Closed s1ghhh closed 1 year ago
I just came here to ask the same thing. I'm guessing it was TOU / TOS?
Sorry for the inconvenience. I took it down because (1) I wanted to further clean the dataset and (2) I did not provide the source for all answers, which would violate the license. However, Hugginface now hosts a much better StackExchange dataset at https://huggingface.co/datasets/HuggingFaceH4/stack-exchange-preferences.
Sorry for the inconvenience. I took it down because (1) I wanted to further clean the dataset and (2) I did not provide the source for all answers, which would violate the license. However, Hugginface now hosts a much better StackExchange dataset at https://huggingface.co/datasets/HuggingFaceH4/stack-exchange-preferences.
Thank you for your response, and I understand your situation. I have reviewed the link you shared, and the answers in this dataset are often lengthy, meaning that one question typically corresponds to multiple answers. May I ask if you set one question to correspond to one answer? Additionally, this data contains many HTML tags and links. Will you remove them? Once again, thank you for your response and sharing.
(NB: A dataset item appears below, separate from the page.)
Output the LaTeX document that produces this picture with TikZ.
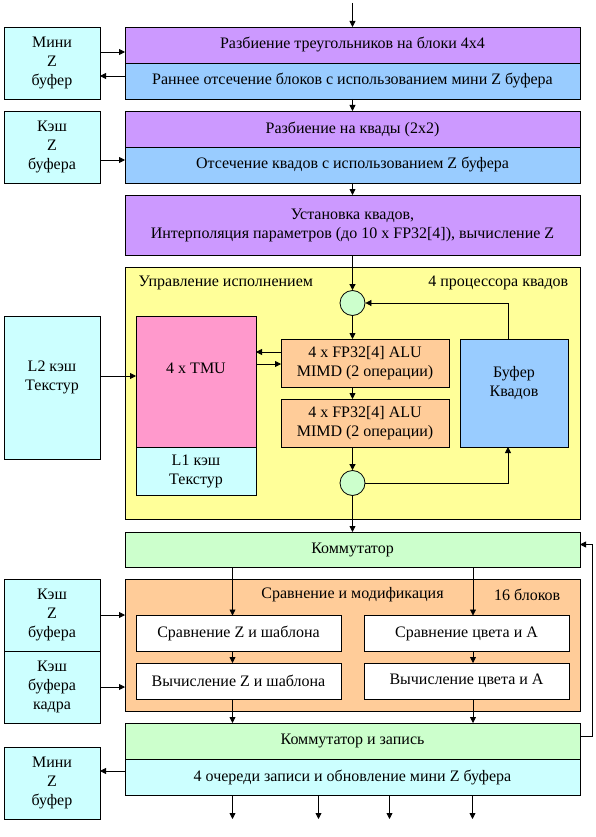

Hi @kbressem, I read the previous messages. In this case, will the dataset be made available in the next future?
No. The dataset on Hugging Face is really good and I see no benefit an uploading another crawl of the same data. Please give the Hugging Face dataset a try.
Thank you for open-sourcing such a fantastic project. Since the links in the README are no longer working, I would like to know where I can access the StackExchange dataset series.